::: Data to use
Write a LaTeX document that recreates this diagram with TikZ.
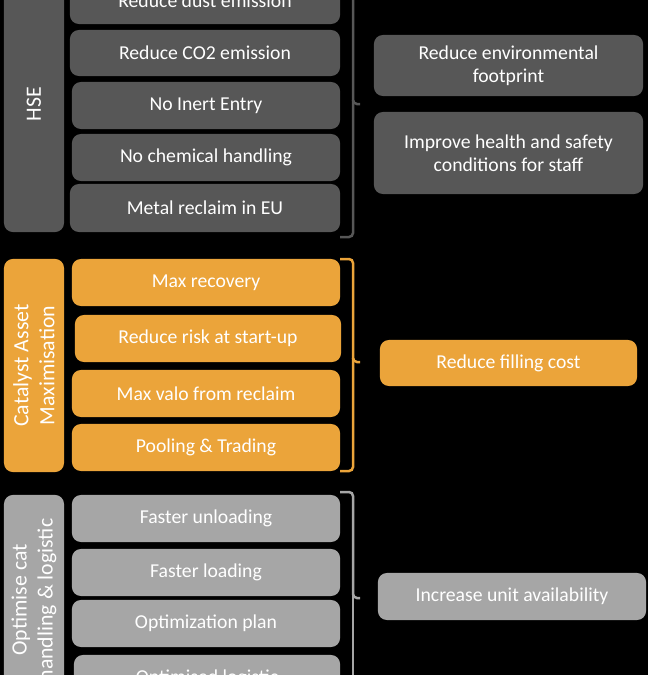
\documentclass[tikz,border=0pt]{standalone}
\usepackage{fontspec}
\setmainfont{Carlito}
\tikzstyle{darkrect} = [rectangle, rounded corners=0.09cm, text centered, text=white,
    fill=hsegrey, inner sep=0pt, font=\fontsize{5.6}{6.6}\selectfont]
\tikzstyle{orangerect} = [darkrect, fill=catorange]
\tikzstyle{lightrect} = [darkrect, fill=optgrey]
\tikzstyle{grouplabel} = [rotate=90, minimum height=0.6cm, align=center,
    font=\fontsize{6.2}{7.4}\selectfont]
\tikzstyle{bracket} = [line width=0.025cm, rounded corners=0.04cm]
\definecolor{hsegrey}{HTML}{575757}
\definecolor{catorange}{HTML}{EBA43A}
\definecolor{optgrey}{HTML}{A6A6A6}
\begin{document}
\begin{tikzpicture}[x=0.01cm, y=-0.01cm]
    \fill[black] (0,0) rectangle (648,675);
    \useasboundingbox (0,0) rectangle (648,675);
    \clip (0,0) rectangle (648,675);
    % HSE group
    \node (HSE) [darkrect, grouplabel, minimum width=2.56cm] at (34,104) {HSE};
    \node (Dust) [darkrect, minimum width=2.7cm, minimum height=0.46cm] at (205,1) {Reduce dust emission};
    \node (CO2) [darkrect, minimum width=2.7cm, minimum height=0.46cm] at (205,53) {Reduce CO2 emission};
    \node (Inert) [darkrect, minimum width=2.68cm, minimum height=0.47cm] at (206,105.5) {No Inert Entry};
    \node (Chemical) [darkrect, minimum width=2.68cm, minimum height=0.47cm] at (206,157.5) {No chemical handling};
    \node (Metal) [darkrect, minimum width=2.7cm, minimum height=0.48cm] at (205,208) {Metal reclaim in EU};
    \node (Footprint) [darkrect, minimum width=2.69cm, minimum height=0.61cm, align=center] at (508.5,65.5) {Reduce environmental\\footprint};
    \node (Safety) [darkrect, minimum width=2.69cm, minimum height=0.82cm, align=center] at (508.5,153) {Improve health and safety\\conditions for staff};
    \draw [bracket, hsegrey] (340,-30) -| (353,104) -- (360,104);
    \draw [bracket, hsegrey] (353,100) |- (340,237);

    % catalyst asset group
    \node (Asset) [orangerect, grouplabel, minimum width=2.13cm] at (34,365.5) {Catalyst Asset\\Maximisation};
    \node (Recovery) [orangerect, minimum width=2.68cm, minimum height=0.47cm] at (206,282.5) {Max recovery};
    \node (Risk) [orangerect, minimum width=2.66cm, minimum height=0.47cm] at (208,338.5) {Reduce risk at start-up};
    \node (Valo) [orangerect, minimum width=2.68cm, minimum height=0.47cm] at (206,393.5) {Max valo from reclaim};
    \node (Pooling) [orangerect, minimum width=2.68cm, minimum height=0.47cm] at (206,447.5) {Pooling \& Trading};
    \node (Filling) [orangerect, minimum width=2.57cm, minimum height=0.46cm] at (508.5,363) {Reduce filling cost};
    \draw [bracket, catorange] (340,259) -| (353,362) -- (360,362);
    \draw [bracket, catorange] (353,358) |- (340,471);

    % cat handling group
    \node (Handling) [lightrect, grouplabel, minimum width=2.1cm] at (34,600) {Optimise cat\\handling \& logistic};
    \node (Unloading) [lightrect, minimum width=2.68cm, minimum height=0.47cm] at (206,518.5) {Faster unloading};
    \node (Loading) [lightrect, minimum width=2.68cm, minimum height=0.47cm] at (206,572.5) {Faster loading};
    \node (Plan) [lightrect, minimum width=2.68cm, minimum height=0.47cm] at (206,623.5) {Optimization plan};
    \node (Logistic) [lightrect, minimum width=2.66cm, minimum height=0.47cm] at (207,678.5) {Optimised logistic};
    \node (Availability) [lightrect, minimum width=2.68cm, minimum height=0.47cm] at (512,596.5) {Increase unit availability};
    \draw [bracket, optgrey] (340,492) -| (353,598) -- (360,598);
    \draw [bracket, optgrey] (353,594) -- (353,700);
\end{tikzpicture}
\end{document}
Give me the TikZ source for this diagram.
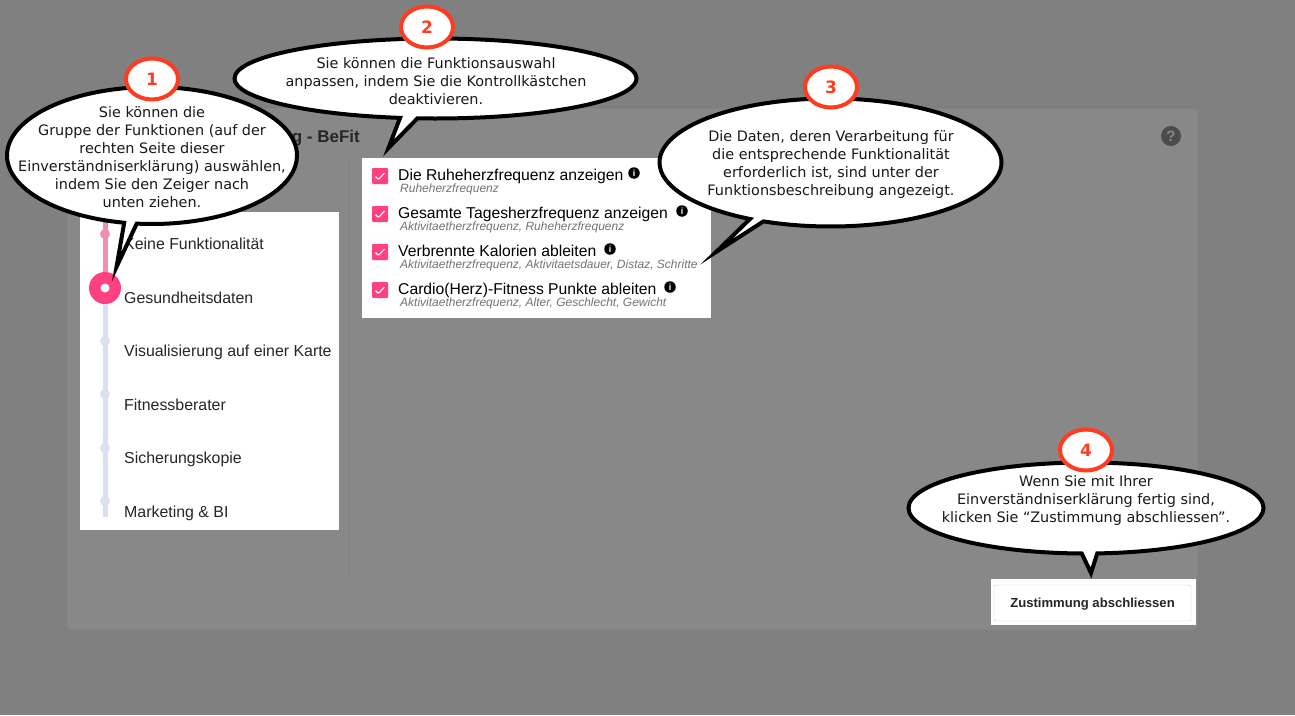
::::::
Required work:
Exact duplication of all the records is required; pictures are omitted from the copy.

Answer to the exercise:
Write a LaTeX document that recreates this diagram with TikZ.
\documentclass[tikz,border=0pt]{standalone}
\usepackage{fontspec}
\setmainfont{Carlito}
\tikzstyle{darkrect} = [rectangle, rounded corners=0.09cm, text centered, text=white,
    fill=hsegrey, inner sep=0pt, font=\fontsize{5.6}{6.6}\selectfont]
\tikzstyle{orangerect} = [darkrect, fill=catorange]
\tikzstyle{lightrect} = [darkrect, fill=optgrey]
\tikzstyle{grouplabel} = [rotate=90, minimum height=0.6cm, align=center,
    font=\fontsize{6.2}{7.4}\selectfont]
\tikzstyle{bracket} = [line width=0.025cm, rounded corners=0.04cm]
\definecolor{hsegrey}{HTML}{575757}
\definecolor{catorange}{HTML}{EBA43A}
\definecolor{optgrey}{HTML}{A6A6A6}
\begin{document}
\begin{tikzpicture}[x=0.01cm, y=-0.01cm]
    \fill[black] (0,0) rectangle (648,675);
    \useasboundingbox (0,0) rectangle (648,675);
    \clip (0,0) rectangle (648,675);
    % HSE group
    \node (HSE) [darkrect, grouplabel, minimum width=2.56cm] at (34,104) {HSE};
    \node (Dust) [darkrect, minimum width=2.7cm, minimum height=0.46cm] at (205,1) {Reduce dust emission};
    \node (CO2) [darkrect, minimum width=2.7cm, minimum height=0.46cm] at (205,53) {Reduce CO2 emission};
    \node (Inert) [darkrect, minimum width=2.68cm, minimum height=0.47cm] at (206,105.5) {No Inert Entry};
    \node (Chemical) [darkrect, minimum width=2.68cm, minimum height=0.47cm] at (206,157.5) {No chemical handling};
    \node (Metal) [darkrect, minimum width=2.7cm, minimum height=0.48cm] at (205,208) {Metal reclaim in EU};
    \node (Footprint) [darkrect, minimum width=2.69cm, minimum height=0.61cm, align=center] at (508.5,65.5) {Reduce environmental\\footprint};
    \node (Safety) [darkrect, minimum width=2.69cm, minimum height=0.82cm, align=center] at (508.5,153) {Improve health and safety\\conditions for staff};
    \draw [bracket, hsegrey] (340,-30) -| (353,104) -- (360,104);
    \draw [bracket, hsegrey] (353,100) |- (340,237);

    % catalyst asset group
    \node (Asset) [orangerect, grouplabel, minimum width=2.13cm] at (34,365.5) {Catalyst Asset\\Maximisation};
    \node (Recovery) [orangerect, minimum width=2.68cm, minimum height=0.47cm] at (206,282.5) {Max recovery};
    \node (Risk) [orangerect, minimum width=2.66cm, minimum height=0.47cm] at (208,338.5) {Reduce risk at start-up};
    \node (Valo) [orangerect, minimum width=2.68cm, minimum height=0.47cm] at (206,393.5) {Max valo from reclaim};
    \node (Pooling) [orangerect, minimum width=2.68cm, minimum height=0.47cm] at (206,447.5) {Pooling \& Trading};
    \node (Filling) [orangerect, minimum width=2.57cm, minimum height=0.46cm] at (508.5,363) {Reduce filling cost};
    \draw [bracket, catorange] (340,259) -| (353,362) -- (360,362);
    \draw [bracket, catorange] (353,358) |- (340,471);

    % cat handling group
    \node (Handling) [lightrect, grouplabel, minimum width=2.1cm] at (34,600) {Optimise cat\\handling \& logistic};
    \node (Unloading) [lightrect, minimum width=2.68cm, minimum height=0.47cm] at (206,518.5) {Faster unloading};
    \node (Loading) [lightrect, minimum width=2.68cm, minimum height=0.47cm] at (206,572.5) {Faster loading};
    \node (Plan) [lightrect, minimum width=2.68cm, minimum height=0.47cm] at (206,623.5) {Optimization plan};
    \node (Logistic) [lightrect, minimum width=2.66cm, minimum height=0.47cm] at (207,678.5) {Optimised logistic};
    \node (Availability) [lightrect, minimum width=2.68cm, minimum height=0.47cm] at (512,596.5) {Increase unit availability};
    \draw [bracket, optgrey] (340,492) -| (353,598) -- (360,598);
    \draw [bracket, optgrey] (353,594) -- (353,700);
\end{tikzpicture}
\end{document}
Give me the TikZ source for this diagram.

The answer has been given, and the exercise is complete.